▶ [Data to process]:
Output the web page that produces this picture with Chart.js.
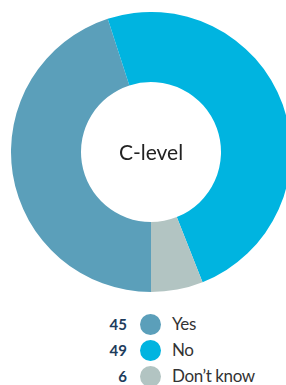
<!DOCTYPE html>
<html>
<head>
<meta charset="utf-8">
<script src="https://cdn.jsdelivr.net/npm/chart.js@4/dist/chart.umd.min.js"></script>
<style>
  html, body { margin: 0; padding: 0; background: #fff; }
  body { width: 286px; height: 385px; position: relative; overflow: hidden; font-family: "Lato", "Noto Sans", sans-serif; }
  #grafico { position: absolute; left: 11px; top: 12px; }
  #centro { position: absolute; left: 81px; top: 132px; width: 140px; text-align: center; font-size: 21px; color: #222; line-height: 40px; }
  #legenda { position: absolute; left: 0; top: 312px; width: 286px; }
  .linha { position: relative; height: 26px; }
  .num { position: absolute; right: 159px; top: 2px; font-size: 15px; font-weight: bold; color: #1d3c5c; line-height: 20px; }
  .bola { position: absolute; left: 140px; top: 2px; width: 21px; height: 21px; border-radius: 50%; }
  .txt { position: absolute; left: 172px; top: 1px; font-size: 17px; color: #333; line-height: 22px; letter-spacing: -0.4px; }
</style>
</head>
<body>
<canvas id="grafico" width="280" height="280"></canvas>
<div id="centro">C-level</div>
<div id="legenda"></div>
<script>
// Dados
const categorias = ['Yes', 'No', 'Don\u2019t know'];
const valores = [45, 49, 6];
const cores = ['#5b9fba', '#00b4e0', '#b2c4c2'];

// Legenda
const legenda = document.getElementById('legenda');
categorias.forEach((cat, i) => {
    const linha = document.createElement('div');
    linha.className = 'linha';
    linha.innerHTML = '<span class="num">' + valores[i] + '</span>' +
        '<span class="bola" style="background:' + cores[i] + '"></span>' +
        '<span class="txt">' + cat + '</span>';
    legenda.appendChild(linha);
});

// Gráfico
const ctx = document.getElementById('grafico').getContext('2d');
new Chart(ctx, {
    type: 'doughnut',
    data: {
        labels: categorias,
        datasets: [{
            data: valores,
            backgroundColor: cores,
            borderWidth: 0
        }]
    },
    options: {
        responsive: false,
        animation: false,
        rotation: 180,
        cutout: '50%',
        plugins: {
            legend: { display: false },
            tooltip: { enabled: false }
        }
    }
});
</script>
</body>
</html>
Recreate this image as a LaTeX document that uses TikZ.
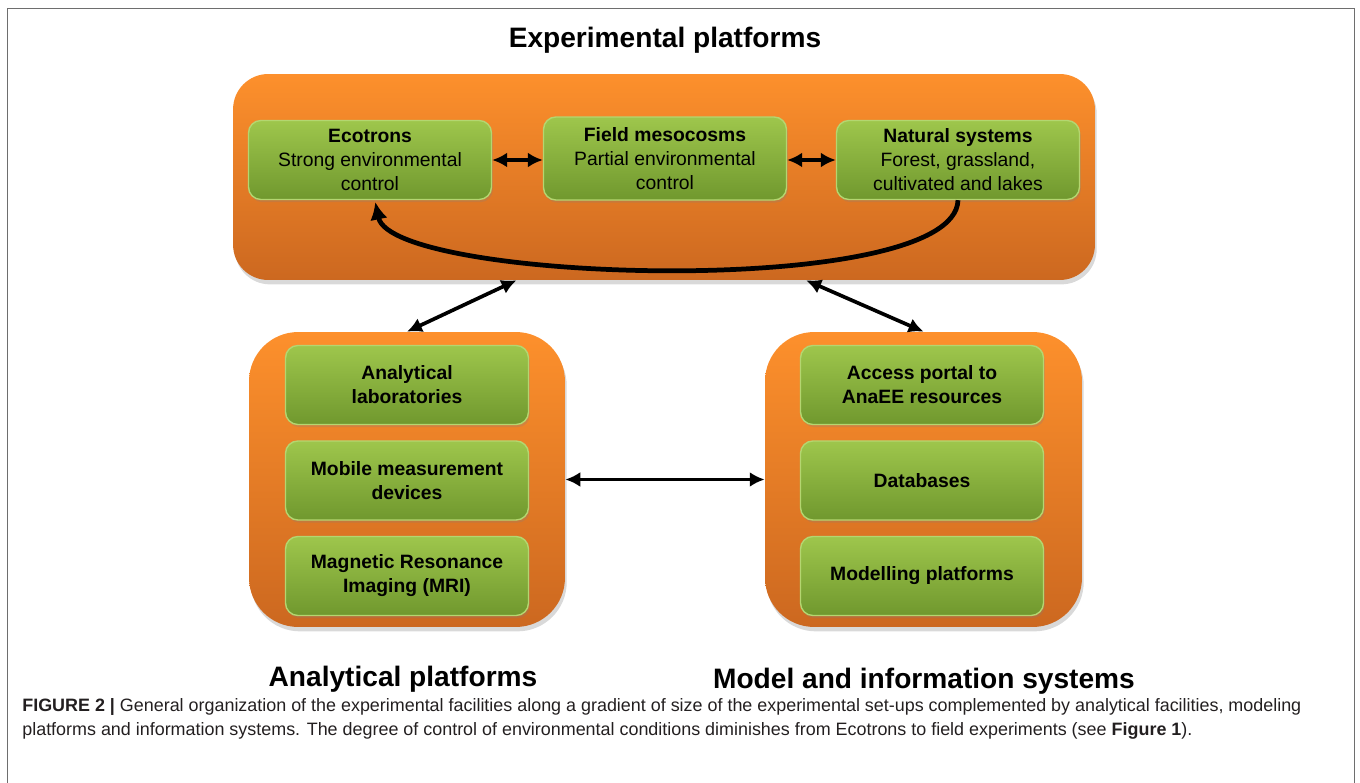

* * *

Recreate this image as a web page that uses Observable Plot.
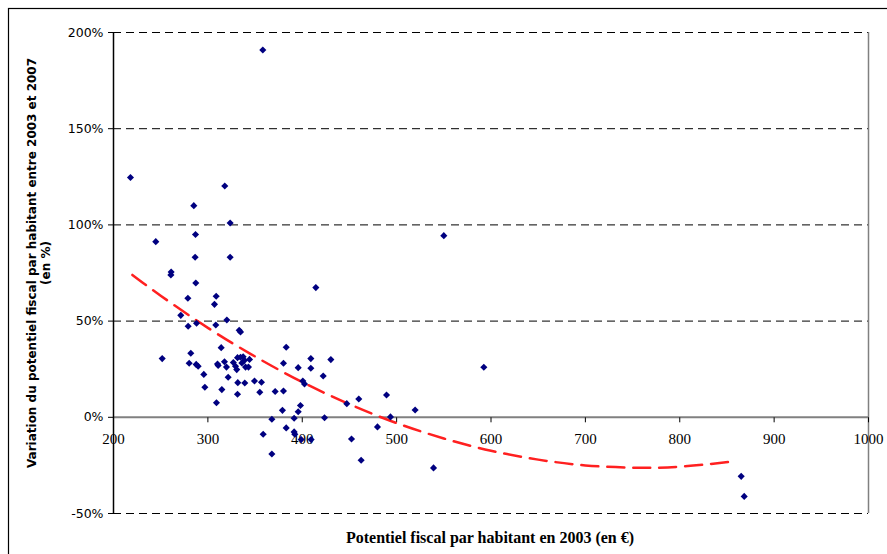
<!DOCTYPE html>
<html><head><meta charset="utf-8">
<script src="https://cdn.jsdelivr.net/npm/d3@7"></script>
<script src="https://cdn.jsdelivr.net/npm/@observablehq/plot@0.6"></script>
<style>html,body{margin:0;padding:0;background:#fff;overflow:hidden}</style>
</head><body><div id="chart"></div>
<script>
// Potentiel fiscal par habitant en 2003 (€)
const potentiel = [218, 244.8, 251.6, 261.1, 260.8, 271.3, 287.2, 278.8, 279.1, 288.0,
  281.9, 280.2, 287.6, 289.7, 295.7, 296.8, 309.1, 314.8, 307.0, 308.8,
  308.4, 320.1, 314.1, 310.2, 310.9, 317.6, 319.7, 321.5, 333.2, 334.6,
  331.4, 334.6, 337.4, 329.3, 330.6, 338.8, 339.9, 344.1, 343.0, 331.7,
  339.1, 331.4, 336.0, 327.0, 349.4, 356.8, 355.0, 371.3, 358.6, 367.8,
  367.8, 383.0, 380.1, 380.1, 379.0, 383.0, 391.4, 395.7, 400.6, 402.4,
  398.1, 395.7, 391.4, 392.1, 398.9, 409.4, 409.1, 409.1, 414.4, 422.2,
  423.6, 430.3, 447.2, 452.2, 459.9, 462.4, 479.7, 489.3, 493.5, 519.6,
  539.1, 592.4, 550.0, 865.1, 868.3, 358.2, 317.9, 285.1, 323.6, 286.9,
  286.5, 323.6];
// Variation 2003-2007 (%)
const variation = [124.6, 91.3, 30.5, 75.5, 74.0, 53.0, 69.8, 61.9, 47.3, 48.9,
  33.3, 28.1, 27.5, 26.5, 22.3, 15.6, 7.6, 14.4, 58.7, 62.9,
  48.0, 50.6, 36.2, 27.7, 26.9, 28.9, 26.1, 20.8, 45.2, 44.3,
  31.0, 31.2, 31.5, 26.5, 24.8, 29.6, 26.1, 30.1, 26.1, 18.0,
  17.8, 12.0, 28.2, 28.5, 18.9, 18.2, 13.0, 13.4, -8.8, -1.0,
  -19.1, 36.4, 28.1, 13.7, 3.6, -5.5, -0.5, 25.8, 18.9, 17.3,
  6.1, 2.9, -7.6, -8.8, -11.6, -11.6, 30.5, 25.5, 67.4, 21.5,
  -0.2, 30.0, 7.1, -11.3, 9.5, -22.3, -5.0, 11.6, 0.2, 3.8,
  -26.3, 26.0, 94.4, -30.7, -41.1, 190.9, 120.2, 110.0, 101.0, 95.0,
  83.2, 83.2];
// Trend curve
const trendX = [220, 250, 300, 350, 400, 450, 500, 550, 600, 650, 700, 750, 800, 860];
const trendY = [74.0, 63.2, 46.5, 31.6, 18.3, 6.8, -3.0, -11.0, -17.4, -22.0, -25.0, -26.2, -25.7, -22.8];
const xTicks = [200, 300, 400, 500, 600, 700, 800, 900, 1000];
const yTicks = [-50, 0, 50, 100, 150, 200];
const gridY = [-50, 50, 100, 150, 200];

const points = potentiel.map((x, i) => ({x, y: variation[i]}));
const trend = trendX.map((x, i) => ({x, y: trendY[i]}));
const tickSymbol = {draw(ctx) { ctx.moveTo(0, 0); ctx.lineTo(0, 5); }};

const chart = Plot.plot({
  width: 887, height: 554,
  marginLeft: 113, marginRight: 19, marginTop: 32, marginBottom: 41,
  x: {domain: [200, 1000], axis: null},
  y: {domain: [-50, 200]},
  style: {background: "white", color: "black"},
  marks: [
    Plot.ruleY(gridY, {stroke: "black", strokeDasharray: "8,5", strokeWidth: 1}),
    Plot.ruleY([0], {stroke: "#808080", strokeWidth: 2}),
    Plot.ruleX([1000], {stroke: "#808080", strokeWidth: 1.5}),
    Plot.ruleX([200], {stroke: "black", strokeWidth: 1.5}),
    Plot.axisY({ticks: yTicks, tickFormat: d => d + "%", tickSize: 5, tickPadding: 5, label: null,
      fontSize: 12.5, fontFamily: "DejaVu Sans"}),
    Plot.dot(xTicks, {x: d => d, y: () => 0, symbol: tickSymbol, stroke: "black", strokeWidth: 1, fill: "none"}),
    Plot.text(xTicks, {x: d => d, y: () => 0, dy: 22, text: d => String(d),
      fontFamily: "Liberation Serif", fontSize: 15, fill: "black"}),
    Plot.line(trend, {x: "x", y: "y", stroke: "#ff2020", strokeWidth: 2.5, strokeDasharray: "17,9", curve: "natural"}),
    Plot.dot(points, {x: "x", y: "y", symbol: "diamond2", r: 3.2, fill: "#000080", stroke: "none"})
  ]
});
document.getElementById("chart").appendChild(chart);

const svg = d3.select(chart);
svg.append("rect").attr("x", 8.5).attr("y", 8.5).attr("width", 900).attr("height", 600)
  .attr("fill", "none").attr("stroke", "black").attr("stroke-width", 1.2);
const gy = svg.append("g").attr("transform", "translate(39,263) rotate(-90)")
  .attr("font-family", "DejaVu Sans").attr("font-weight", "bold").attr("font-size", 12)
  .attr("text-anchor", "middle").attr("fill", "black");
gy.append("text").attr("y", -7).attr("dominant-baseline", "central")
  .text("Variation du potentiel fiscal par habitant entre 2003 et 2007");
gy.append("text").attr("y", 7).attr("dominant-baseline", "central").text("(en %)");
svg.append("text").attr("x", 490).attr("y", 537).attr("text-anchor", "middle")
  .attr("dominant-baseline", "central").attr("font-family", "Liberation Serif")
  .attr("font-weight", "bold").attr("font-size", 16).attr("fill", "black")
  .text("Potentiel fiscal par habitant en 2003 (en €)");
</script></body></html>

--

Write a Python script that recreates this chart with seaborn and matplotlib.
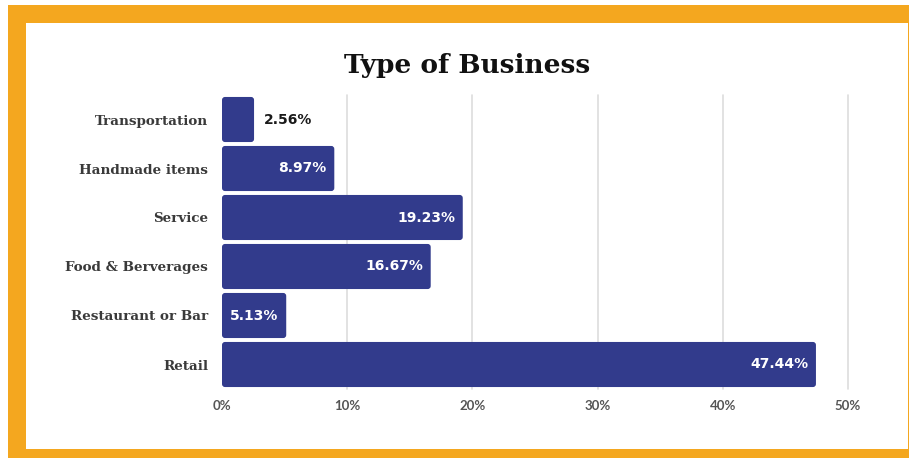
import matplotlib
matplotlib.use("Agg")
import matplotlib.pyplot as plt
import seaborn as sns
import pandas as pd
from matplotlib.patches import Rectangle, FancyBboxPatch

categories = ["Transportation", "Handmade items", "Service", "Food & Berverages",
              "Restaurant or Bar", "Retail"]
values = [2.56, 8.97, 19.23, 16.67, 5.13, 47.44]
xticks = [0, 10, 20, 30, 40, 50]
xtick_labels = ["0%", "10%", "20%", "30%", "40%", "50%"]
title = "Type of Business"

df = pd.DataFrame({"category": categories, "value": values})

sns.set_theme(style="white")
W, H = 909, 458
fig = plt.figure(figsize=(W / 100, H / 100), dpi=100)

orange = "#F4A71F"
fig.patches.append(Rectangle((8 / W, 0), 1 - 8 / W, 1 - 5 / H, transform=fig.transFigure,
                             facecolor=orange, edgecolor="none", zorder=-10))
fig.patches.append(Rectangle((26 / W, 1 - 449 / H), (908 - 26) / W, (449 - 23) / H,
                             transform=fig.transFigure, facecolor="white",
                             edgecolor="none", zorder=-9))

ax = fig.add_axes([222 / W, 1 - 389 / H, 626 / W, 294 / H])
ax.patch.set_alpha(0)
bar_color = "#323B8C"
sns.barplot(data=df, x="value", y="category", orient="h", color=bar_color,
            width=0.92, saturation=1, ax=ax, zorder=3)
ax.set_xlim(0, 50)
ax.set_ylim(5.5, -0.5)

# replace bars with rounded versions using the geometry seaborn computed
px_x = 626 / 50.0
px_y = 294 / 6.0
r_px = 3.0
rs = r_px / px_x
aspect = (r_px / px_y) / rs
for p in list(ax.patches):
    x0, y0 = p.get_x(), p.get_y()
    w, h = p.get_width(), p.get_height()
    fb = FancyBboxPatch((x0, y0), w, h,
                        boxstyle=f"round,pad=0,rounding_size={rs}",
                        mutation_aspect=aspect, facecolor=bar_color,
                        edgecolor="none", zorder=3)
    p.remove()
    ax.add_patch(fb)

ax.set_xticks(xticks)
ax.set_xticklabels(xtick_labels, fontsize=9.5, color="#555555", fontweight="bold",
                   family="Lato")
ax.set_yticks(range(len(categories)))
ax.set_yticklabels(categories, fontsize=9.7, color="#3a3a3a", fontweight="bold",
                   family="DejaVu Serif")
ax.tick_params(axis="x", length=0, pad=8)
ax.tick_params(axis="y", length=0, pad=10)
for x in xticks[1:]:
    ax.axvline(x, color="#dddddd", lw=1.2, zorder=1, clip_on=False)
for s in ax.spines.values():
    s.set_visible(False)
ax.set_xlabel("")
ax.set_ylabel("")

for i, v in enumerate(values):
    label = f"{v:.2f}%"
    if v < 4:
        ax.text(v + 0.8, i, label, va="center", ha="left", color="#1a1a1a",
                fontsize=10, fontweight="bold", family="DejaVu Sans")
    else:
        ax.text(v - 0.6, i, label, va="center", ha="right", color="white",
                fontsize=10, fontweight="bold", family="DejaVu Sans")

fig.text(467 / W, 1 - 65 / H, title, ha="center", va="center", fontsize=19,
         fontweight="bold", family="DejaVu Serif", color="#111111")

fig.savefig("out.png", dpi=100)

▶ [Exercise task]: Search the records above for the string "seaborn". Copy every line that contains it.

▶ [Finished exercise]:
Write a Python script that recreates this chart with seaborn and matplotlib.
import seaborn as sns
# replace bars with rounded versions using the geometry seaborn computed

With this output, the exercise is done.